PHZ3400-11 Problem Set 3: Difference between revisions

Problem 1 - Critical Behavior of a Ferromagnet

a) Show that the mean-field equation of state for a ferromagnetic Ising model is given by (use units where ${\displaystyle k_{B}=1}$; ${\displaystyle \beta =1/T}$):

${\displaystyle m=\tanh \left(\beta Jzm+\beta h\right)}$.

b) Consider ${\displaystyle h=0}$, and solve this equation numerically (using Mathematica, MAPLE, or FORTRAN), and plot ${\displaystyle m(T)}$. At ${\displaystyle T<T_{c}=Jz}$, you will find three solutions. Pick the one with positive magnetization and plot it as a function of temperature. Show the printout of your computer plot as a part of the homework.

c) By expanding the RHS in powers of ${\displaystyle m}$, to cubic order, solve analytically for the magnetization close to ${\displaystyle T_{c}}$. Plot the expression you obtain on the same graph as the full numerical solution (dashed lines). The two curves should agree only close to ${\displaystyle T_{c}}$

d) Now choose a small but finite external magnetic field ${\displaystyle h>0}$. Solve the above equation numerically, again picking the positive solution. You should find that transition is "rounded" and the magnetization remains finite at any temperature.

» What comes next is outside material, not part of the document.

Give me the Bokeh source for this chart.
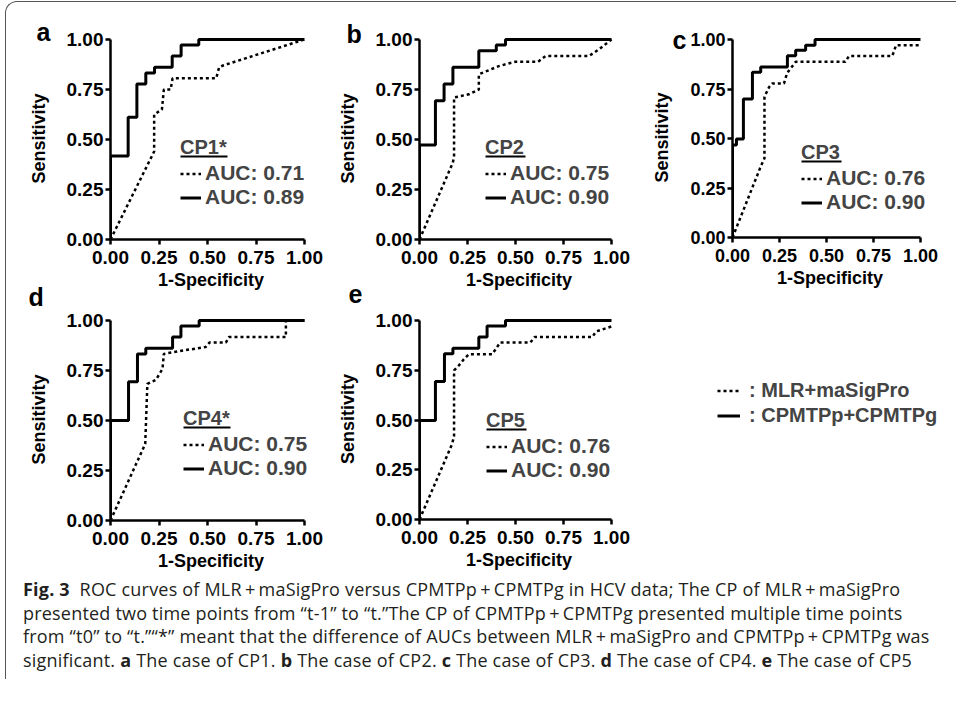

e) Now chose ${\displaystyle T=T_{c}=Jz}$, and expand the above equation to linear order in ${\displaystyle h}$, and to cubic order in ${\displaystyle m}$. Solving for ${\displaystyle m}$ as a function of ${\displaystyle h}$, show that at the critical point

${\displaystyle m\propto h^{1/\delta }}$, where the critical exponent ${\displaystyle \delta =3}$.

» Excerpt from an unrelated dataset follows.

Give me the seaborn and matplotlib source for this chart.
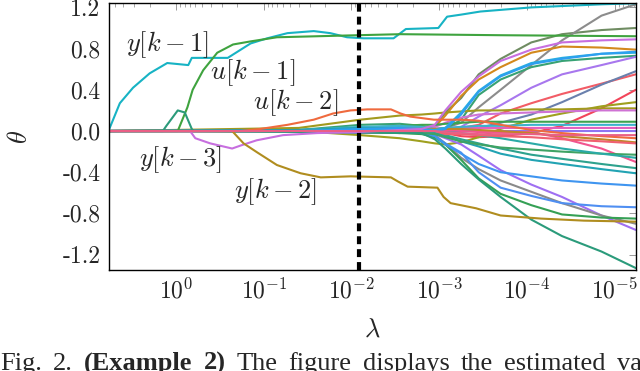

Problem 2 - Gap to low temperature excitations

At ${\displaystyle T=0}$, our equation of state in zero external field gives fully saturated magnetization ${\displaystyle m=1}$ (consider the positive solution). At very small but finite temperature, there is a very small temperature correction of the form

${\displaystyle \delta m(T)=1-m(T)\propto \exp\{-E_{g}/T\}}$. Determine the energy of the gap ${\displaystyle E_{g}}$to low-temperature excitations, in terms of the interaction ${\displaystyle J}$, and the coordination number ${\displaystyle z}$. How does it compare to the energy to perform a single spin-flip from the ground state (all spins aligned)?

Problem 3 - Hysteresis

Consider the same equation os state for ${\displaystyle T=0.5Jz<T_{c}}$. Solve numerically the equation os state starting at large field (say ${\displaystyle h=3}$, and plot the solution as a function of ${\displaystyle h}$. You should find that the magnetization, which is close to ${\displaystyle m=1}$ for large field, decreases as the field is rediced, but remains finite at ${\displaystyle h=0+}$. Continue plotting it by further reducing the field, until you reach the (negative) coercive field ${\displaystyle h_{-}}$, where the positive solution can no longer be found. Repeat the calculation starting at very large negative fields and finding the negative magnetization solution, which can be found all the way to the (positive) coercive field ${\displaystyle h_{+}}$. In the field range between the coercive fields, there are two solutions and we find the hysteresis loop, which is typically seen at any first-order transition.